Lately, though, I’ve been more fond of a version that doesn’t use fancy words like “instantiate”:
If you integrate fantasy with reality, you don’t make the fantasy more real. You temporarily make your reality seem more fantasy-based, but reality always wins out in the end.
The part about the cow pie needs no change, although I think ice cream works a bit better than apple pie. Your mileage may vary. Feel free to make up your own metaphor inspired by Mark’s.
In any case, in the Perspective section, I saw three articles about “patient-centered” care:
Goal-Oriented Patient Care — An Alternative Health Outcomes by David B. Reuben, M.D., and Mary E. Tinetti, M.D.
Shared Decision Making — The Pinnacle of Patient-Centered Care by Michael J. Barry, M.D., and Susan Edgman-Levitan, P.A.
Defining “Patient-Centered Medicine” by Charles L. Bardes, M.D.
As I and several of my fellow SBM bloggers have pointed out, the whole concept of “patient-centered” care, as worthy as it is in theory, is all too often in practice co-opted by promoters of unscientific, pseusocientific, and faith-based health care modalities to justify quackery.
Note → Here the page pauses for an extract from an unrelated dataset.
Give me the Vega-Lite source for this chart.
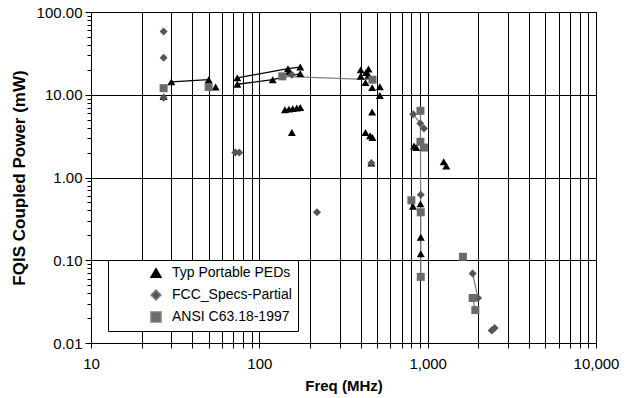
{
  "$schema": "https://vega.github.io/schema/vega-lite/v6.json",
  "width": 505,
  "height": 331,
  "autosize": "none",
  "padding": {"left": 91, "top": 12, "right": 36, "bottom": 55},
  "background": "white",
  "config": {
    "font": "Liberation Sans",
    "view": {"stroke": "#000", "strokeWidth": 1},
    "axis": {
      "gridColor": "#000", "gridWidth": 1,
      "tickColor": "#000", "domainColor": "#000", "tickSize": 5,
      "labelColor": "#000", "labelFontSize": 15, "titleColor": "#000",
      "titleFontSize": 15, "titleFontWeight": "bold", "labelOverlap": false, "labelFlush": false
    },
    "legend": {
      "title": null, "orient": "none", "legendX": 17, "legendY": 248,
      "fillColor": "white", "strokeColor": "#000", "padding": 6,
      "symbolSize": 100, "symbolOffset": 35, "labelOffset": 9, "labelFontSize": 14, "labelColor": "#000", "rowPadding": 6,
      "symbolOpacity": 1
    }
  },
  "data": {"values": [
    {"series": "Typ Portable PEDs", "freq": 27, "power": 9.5},
    {"series": "Typ Portable PEDs", "freq": 30, "power": 14.3, "seg": "t1"},
    {"series": "Typ Portable PEDs", "freq": 50, "power": 15.2, "seg": "t1"},
    {"series": "Typ Portable PEDs", "freq": 55, "power": 12.4},
    {"series": "Typ Portable PEDs", "freq": 74, "power": 16.0, "seg": "t2"},
    {"series": "Typ Portable PEDs", "freq": 148, "power": 20.7, "seg": "t2"},
    {"series": "Typ Portable PEDs", "freq": 175, "power": 21.6, "seg": "t2"},
    {"series": "Typ Portable PEDs", "freq": 74, "power": 13.4, "seg": "t3"},
    {"series": "Typ Portable PEDs", "freq": 120, "power": 15.2, "seg": "t3"},
    {"series": "Typ Portable PEDs", "freq": 175, "power": 18.0, "seg": "t3"},
    {"series": "Typ Portable PEDs", "freq": 150, "power": 19.0},
    {"series": "Typ Portable PEDs", "freq": 142, "power": 6.6},
    {"series": "Typ Portable PEDs", "freq": 150, "power": 6.7},
    {"series": "Typ Portable PEDs", "freq": 158, "power": 6.8},
    {"series": "Typ Portable PEDs", "freq": 167, "power": 6.9},
    {"series": "Typ Portable PEDs", "freq": 175, "power": 7.0},
    {"series": "Typ Portable PEDs", "freq": 156, "power": 3.5},
    {"series": "Typ Portable PEDs", "freq": 400, "power": 20.0},
    {"series": "Typ Portable PEDs", "freq": 445, "power": 20.5},
    {"series": "Typ Portable PEDs", "freq": 400, "power": 16.7},
    {"series": "Typ Portable PEDs", "freq": 445, "power": 17.2},
    {"series": "Typ Portable PEDs", "freq": 430, "power": 18.5},
    {"series": "Typ Portable PEDs", "freq": 427, "power": 14.0},
    {"series": "Typ Portable PEDs", "freq": 468, "power": 12.2},
    {"series": "Typ Portable PEDs", "freq": 520, "power": 12.5},
    {"series": "Typ Portable PEDs", "freq": 520, "power": 9.8},
    {"series": "Typ Portable PEDs", "freq": 468, "power": 6.2},
    {"series": "Typ Portable PEDs", "freq": 427, "power": 3.5},
    {"series": "Typ Portable PEDs", "freq": 455, "power": 3.2},
    {"series": "Typ Portable PEDs", "freq": 470, "power": 3.05},
    {"series": "Typ Portable PEDs", "freq": 463, "power": 1.5},
    {"series": "Typ Portable PEDs", "freq": 830, "power": 2.4},
    {"series": "Typ Portable PEDs", "freq": 855, "power": 2.3},
    {"series": "Typ Portable PEDs", "freq": 1245, "power": 1.55},
    {"series": "Typ Portable PEDs", "freq": 1290, "power": 1.38},
    {"series": "Typ Portable PEDs", "freq": 818, "power": 0.45},
    {"series": "Typ Portable PEDs", "freq": 906, "power": 0.48},
    {"series": "Typ Portable PEDs", "freq": 910, "power": 0.19},
    {"series": "Typ Portable PEDs", "freq": 910, "power": 0.12},
    {"series": "FCC_Specs-Partial", "freq": 27, "power": 58},
    {"series": "FCC_Specs-Partial", "freq": 27, "power": 28},
    {"series": "FCC_Specs-Partial", "freq": 27, "power": 9.2},
    {"series": "FCC_Specs-Partial", "freq": 72, "power": 2.0, "seg": "f1"},
    {"series": "FCC_Specs-Partial", "freq": 76, "power": 2.0, "seg": "f1"},
    {"series": "FCC_Specs-Partial", "freq": 156, "power": 17.5},
    {"series": "FCC_Specs-Partial", "freq": 220, "power": 0.38},
    {"series": "FCC_Specs-Partial", "freq": 463, "power": 1.5},
    {"series": "FCC_Specs-Partial", "freq": 820, "power": 5.8, "seg": "f2"},
    {"series": "FCC_Specs-Partial", "freq": 905, "power": 4.5, "seg": "f2"},
    {"series": "FCC_Specs-Partial", "freq": 950, "power": 3.9, "seg": "f2"},
    {"series": "FCC_Specs-Partial", "freq": 910, "power": 0.62},
    {"series": "FCC_Specs-Partial", "freq": 1850, "power": 0.069, "seg": "f3"},
    {"series": "FCC_Specs-Partial", "freq": 1990, "power": 0.035, "seg": "f3"},
    {"series": "FCC_Specs-Partial", "freq": 2400, "power": 0.0142},
    {"series": "FCC_Specs-Partial", "freq": 2500, "power": 0.0152},
    {"series": "ANSI C63.18-1997", "freq": 27, "power": 12},
    {"series": "ANSI C63.18-1997", "freq": 50, "power": 12.4},
    {"series": "ANSI C63.18-1997", "freq": 137, "power": 16.7, "seg": "a1"},
    {"series": "ANSI C63.18-1997", "freq": 470, "power": 15.2, "seg": "a1"},
    {"series": "ANSI C63.18-1997", "freq": 906, "power": 6.4, "seg": "a2"},
    {"series": "ANSI C63.18-1997", "freq": 906, "power": 2.7, "seg": "a2"},
    {"series": "ANSI C63.18-1997", "freq": 910, "power": 0.38, "seg": "a2"},
    {"series": "ANSI C63.18-1997", "freq": 910, "power": 0.063, "seg": "a2"},
    {"series": "ANSI C63.18-1997", "freq": 950, "power": 2.3},
    {"series": "ANSI C63.18-1997", "freq": 800, "power": 0.53},
    {"series": "ANSI C63.18-1997", "freq": 1620, "power": 0.11},
    {"series": "ANSI C63.18-1997", "freq": 1850, "power": 0.035, "seg": "a3"},
    {"series": "ANSI C63.18-1997", "freq": 1920, "power": 0.025, "seg": "a3"}
  ]},
  "encoding": {
    "x": {"field": "freq", "type": "quantitative", "scale": {"type": "log", "domain": [10, 10000]},
      "axis": {"title": "Freq (MHz)", "values": [10,20,30,40,50,60,70,80,90,100,200,300,400,500,600,700,800,900,1000,2000,3000,4000,5000,6000,7000,8000,9000,10000],
        "labelExpr": "indexof([10,100,1000,10000], datum.value) >= 0 ? format(datum.value, ',') : ''", "grid": true, "labelPadding": 8, "titlePadding": 7}},
    "y": {"field": "power", "type": "quantitative", "scale": {"type": "log", "domain": [0.01, 100]},
      "axis": {"title": "FQIS Coupled Power (mW)", "titleFontSize": 17,
        "values": [0.01,0.02,0.03,0.04,0.05,0.06,0.07,0.08,0.09,0.1,0.2,0.3,0.4,0.5,0.6,0.7,0.8,0.9,1,2,3,4,5,6,7,8,9,10,20,30,40,50,60,70,80,90,100],
        "labelExpr": "indexof([0.01,0.1,1,10,100], datum.value) >= 0 ? format(datum.value, '.2f') : ''",
        "grid": true,
        "gridOpacity": {"condition": {"test": "indexof([0.01,0.1,1,10,100], datum.value) >= 0", "value": 1}, "value": 0},
        "tickSize": {"condition": {"test": "indexof([0.01,0.1,1,10,100], datum.value) >= 0", "value": 6}, "value": 4},
        "labelPadding": 3, "titlePadding": 8}}
  },
  "layer": [
    {
      "transform": [{"filter": "datum.seg != null"}],
      "mark": {"type": "line", "strokeWidth": 1.3},
      "encoding": {
        "detail": {"field": "seg"},
        "order": {"field": "power", "sort": "descending"},
        "stroke": {"field": "series", "type": "nominal", "scale": {"domain": ["Typ Portable PEDs", "FCC_Specs-Partial", "ANSI C63.18-1997"], "range": ["#000000", "#808080", "#808080"]}}
      }
    },
    {
      "mark": {"type": "point", "filled": true, "size": 64, "opacity": 1},
      "encoding": {
        "color": {"field": "series", "type": "nominal", "scale": {"domain": ["Typ Portable PEDs", "FCC_Specs-Partial", "ANSI C63.18-1997"], "range": ["#000000", "#555555", "#6a6a6a"]}},
        "shape": {"field": "series", "type": "nominal", "scale": {"domain": ["Typ Portable PEDs", "FCC_Specs-Partial", "ANSI C63.18-1997"], "range": ["triangle-up", "diamond", "square"]},
          "legend": {"labelExpr": "datum.label + '        '",
            "encode": {"symbols": {
              "shape": {"condition": [
                {"test": "datum.value == 'Typ Portable PEDs'", "value": "M-3,0H3M0,-0.85L0.95,0.75L-0.95,0.75Z"},
                {"test": "datum.value == 'FCC_Specs-Partial'", "value": "M-3,0H3M-0.85,0L0,-0.85L0.85,0L0,0.85Z"}],
                "value": "M-3,0H3M-0.8,-0.8H0.8V0.8H-0.8Z"},
              "stroke": {"condition": {"test": "datum.value == 'Typ Portable PEDs'", "value": "#000000"}, "value": "#808080"},
              "strokeWidth": {"value": 1.3}
            }}}}
      }
    }
  ]
}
That’s why the fourth article on the list surprised me:
What’s the Alternative? The Worldwide Web of Integrative Medicine by Ranjana Srivastava, F.R.A.C.P.
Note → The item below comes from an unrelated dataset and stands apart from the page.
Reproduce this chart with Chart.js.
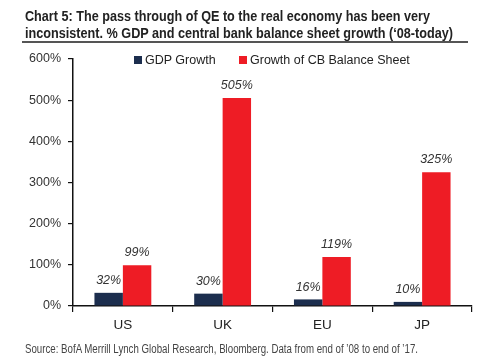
<!DOCTYPE html>
<html>
<head>
<meta charset="utf-8">
<script src="https://cdn.jsdelivr.net/npm/chart.js@4/dist/chart.umd.min.js"></script>
<style>
  html, body { margin: 0; padding: 0; background: #fff; }
  #wrap { position: relative; width: 500px; height: 362px; overflow: hidden; }
  .tl { position: absolute; left: 25px; font-family: "Liberation Sans", Arial, sans-serif; font-weight: bold; font-size: 15px; line-height: 17px; color: #222; white-space: nowrap; transform-origin: 0 0; }
  #rule { position: absolute; left: 22px; top: 41px; width: 446px; height: 2px; background: #555; }
  #legend { position: absolute; top: 53px; left: 0; font-family: "Liberation Sans", Arial, sans-serif; font-size: 12.5px; color: #222; }
  .li { position: absolute; white-space: nowrap; }
  .box { display: inline-block; width: 8px; height: 8px; margin-right: 3px; vertical-align: 0px; }
  #source { position: absolute; left: 25px; top: 342px; font-family: "Liberation Sans", Arial, sans-serif; font-size: 12px; color: #444; white-space: nowrap; transform-origin: 0 0; }
  canvas { position: absolute; left: 0; top: 0; }
</style>
</head>
<body>
<div id="wrap">
  <canvas id="c" width="500" height="362"></canvas>
  <div class="tl" id="t1" style="top:7px">Chart 5: The pass through of QE to the real economy has been very</div>
  <div class="tl" id="t2" style="top:24px">inconsistent. % GDP and central bank balance sheet growth (‘08-today)</div>
  <div id="rule"></div>
  <div id="legend"></div>
  <div id="source">Source:  BofA Merrill Lynch Global Research, Bloomberg. Data from end of ’08 to end of ’17.</div>
</div>
<script>
const categories = ["US", "UK", "EU", "JP"];
const gdpGrowth = [32, 30, 16, 10];
const cbGrowth = [99, 505, 119, 325];
const seriesNames = ["GDP Growth", "Growth of CB Balance Sheet"];
const yTicks = [0, 100, 200, 300, 400, 500, 600];

const NAVY = "#1c2e4e";
const RED = "#ee1c25";

function fitWidth(id, w) {
  const el = document.getElementById(id);
  const nat = el.getBoundingClientRect().width;
  el.style.transform = "scaleX(" + (w / nat) + ")";
}
fitWidth("t1", 405);
fitWidth("t2", 428);
fitWidth("source", 393);

// HTML legend
const legend = document.getElementById("legend");
[[seriesNames[0], NAVY, 134], [seriesNames[1], RED, 239]].forEach(([n, c, x]) => {
  const d = document.createElement("div");
  d.className = "li";
  d.style.left = x + "px";
  d.innerHTML = '<span class="box" style="background:' + c + '"></span>' + n;
  legend.appendChild(d);
});

const labelPlugin = {
  id: "barLabels",
  afterDatasetsDraw(chart) {
    const ctx = chart.ctx;
    ctx.save();
    ctx.font = "italic 12.5px 'Liberation Sans', Arial, sans-serif";
    ctx.fillStyle = "#333";
    ctx.textAlign = "center";
    ctx.textBaseline = "bottom";
    chart.data.datasets.forEach((ds, i) => {
      const meta = chart.getDatasetMeta(i);
      meta.data.forEach((bar, j) => {
        ctx.fillText(ds.data[j] + "%", bar.x, bar.y - 6);
      });
    });
    ctx.restore();
  }
};

new Chart(document.getElementById("c"), {
  type: "bar",
  data: {
    labels: categories,
    datasets: [
      { label: seriesNames[0], data: gdpGrowth, backgroundColor: NAVY },
      { label: seriesNames[1], data: cbGrowth, backgroundColor: RED }
    ]
  },
  options: {
    responsive: false,
    animation: false,
    devicePixelRatio: 1,
    layout: { padding: { left: 0, top: 59, right: 28, bottom: 0 } },
    datasets: { bar: { categoryPercentage: 0.57, barPercentage: 1 } },
    plugins: { legend: { display: false }, tooltip: { enabled: false } },
    scales: {
      x: {
        grid: { offset: true, drawOnChartArea: false, drawTicks: true, tickLength: 6, color: "#111", lineWidth: 1.2 },
        border: { display: true, color: "#111", width: 1.5 },
        ticks: { color: "#222", font: { family: "'Liberation Sans', Arial, sans-serif", size: 13.5 }, padding: 5 },
        afterFit(s) { s.height = 56; }
      },
      y: {
        min: 0, max: 600,
        afterBuildTicks(s) { s.ticks = yTicks.map(v => ({ value: v })); },
        grid: { drawOnChartArea: false, drawTicks: true, tickLength: 5, color: "#111", lineWidth: 1.2 },
        border: { display: true, color: "#111", width: 1.5 },
        ticks: { color: "#333", font: { family: "'Liberation Sans', Arial, sans-serif", size: 12.5 }, padding: 7, callback: v => v + "%" },
        afterFit(s) { s.width = 73; }
      }
    }
  },
  plugins: [labelPlugin]
});
</script>
</body>
</html>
When I saw this title, I was rather expecting apologetics about “integrative” medicine. What I got instead was an article that would have been appropriate right here on this very blog, a post about a woman who had fallen prey to a dubious test promoted at an “integrative” health fair and the devastating results of that test. That’s why I was suprised.
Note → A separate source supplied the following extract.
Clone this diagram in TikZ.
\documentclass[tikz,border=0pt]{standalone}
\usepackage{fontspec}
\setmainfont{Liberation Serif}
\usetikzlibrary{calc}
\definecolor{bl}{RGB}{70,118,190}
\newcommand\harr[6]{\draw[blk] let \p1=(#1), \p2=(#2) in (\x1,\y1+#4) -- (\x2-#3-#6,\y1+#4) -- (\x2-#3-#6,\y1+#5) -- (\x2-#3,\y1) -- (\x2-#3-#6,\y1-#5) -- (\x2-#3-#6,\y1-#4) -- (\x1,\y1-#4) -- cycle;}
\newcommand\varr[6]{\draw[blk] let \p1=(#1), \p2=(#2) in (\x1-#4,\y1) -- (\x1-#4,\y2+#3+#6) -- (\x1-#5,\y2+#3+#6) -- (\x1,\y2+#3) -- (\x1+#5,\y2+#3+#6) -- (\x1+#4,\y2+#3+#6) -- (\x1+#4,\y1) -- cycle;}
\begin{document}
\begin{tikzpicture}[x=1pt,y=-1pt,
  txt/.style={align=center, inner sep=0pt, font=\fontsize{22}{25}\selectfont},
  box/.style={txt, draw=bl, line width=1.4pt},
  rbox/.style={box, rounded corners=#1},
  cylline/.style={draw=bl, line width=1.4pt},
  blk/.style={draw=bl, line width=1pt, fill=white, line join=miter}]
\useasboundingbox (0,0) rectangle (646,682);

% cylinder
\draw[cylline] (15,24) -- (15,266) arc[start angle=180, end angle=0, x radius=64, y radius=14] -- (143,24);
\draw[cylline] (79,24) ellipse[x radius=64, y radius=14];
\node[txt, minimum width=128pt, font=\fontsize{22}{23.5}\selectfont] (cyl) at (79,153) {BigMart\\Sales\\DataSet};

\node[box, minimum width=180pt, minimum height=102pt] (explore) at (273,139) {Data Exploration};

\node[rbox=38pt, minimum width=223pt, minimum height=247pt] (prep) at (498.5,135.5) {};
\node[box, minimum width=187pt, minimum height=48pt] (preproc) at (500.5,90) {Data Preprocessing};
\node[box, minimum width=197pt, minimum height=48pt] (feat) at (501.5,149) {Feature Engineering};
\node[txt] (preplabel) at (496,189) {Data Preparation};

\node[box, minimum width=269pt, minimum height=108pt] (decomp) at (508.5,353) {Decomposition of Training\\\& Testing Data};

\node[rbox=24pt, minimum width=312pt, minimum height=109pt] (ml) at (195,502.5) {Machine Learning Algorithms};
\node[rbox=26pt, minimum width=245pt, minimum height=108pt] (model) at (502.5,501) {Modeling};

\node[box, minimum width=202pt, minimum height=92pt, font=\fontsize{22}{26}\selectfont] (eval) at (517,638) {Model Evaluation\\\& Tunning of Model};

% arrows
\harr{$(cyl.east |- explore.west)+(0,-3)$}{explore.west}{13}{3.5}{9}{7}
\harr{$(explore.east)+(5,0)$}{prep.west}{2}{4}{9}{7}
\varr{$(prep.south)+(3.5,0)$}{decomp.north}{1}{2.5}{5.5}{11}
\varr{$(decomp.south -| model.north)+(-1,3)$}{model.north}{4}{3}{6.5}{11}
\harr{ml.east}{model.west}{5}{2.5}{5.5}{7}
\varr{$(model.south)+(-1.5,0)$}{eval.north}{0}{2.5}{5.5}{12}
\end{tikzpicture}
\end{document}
After all, let’s look at the record of the NEJM over the last couple of years. What is still considered to be one of the best medical journals in the world, if not the best, appears to be the victim of a conscious effort on the behalf of its editors to dethrone itself as king of medical journals through its increasing acceptance of the spin placed on medical science by those who would integrate fantasy with reality in medicine in the hope of improving medicine. Unfortunately for them reality has a way of always winning out in the end, just as the cow pie wins out in Mark’s metaphor.